Ma poi arrivò Christoph Franz e dovemmo ingoiare un'altra pillola amara: alla luce dei dati contabili dell'azienda che noi quadri sindacali conoscevamo ma su cui non potevamo informare i nostri associati, fummo costretti a fare nuove concessioni accettando una riduzione del personale al minimo indispensabile, oltre che un aumento dei tempi di lavoro per lo stesso salario. Subivamo pressioni enormi sia dal basso sia dall'alto. Pressioni che ti stringevano alla gola.
Oggi come oggi è ancora attrattiva Swiss come datore di lavoro?
L'aviazione civile è cambiata radicalmente.
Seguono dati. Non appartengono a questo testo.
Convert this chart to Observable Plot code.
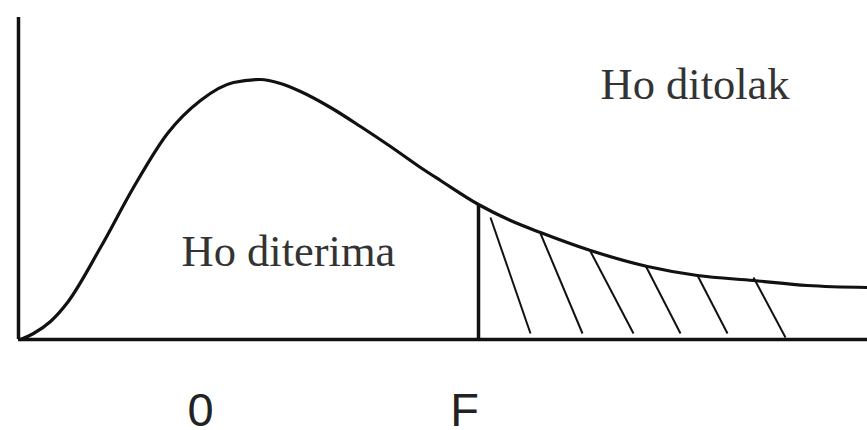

Quando io entrai in Swissair nel 1974 per un volo in Estremo Oriente stavamo in giro quasi due settimane: prestavamo servizio sulla rotta Zurigo-Atene, facevamo due giorni di libero, ripartivamo dunque alla volta di Bombay, dopo altri due giorni di pausa si volava a Tokio, dove si trascorrevano 48 ore prima di ricominciare lo stesso viaggio all'inverso. Erano tempi eccezionali, che mi hanno consentito di vistare tutti i continenti a parte l'Australia. Poi, col passare degli anni si sono moltiplicati i voli diretti (Bombay, San Paolo, Tokio, Bangkok), anche se fino all'inizio del declino i tempi di recupero tra un volo e l'altro erano ancora di quattro giorni. Oggi invece i voli sono diretti e giornalieri e i tempi di riposo per il personale sono ridotti all'osso: chi atterra oggi alle 17 a Hongkong riparte alle 23 del giorno successivo per un secondo volo di 13 ore, di regola su aerei esauriti in ogni ordine di posto. Turni simili erano impensabili in passato.
Tuttavia lavorare nel settore dell'aviazione può ancora essere interessante e eccitante, soprattutto per i giovani che non hanno termini di confronto. Sicuramente (e questo non vale solo per Swiss) non è più attrattivo dal punto di vista della carriera come lo era ai vecchi tempi. Tempi che in ogni caso non torneranno più.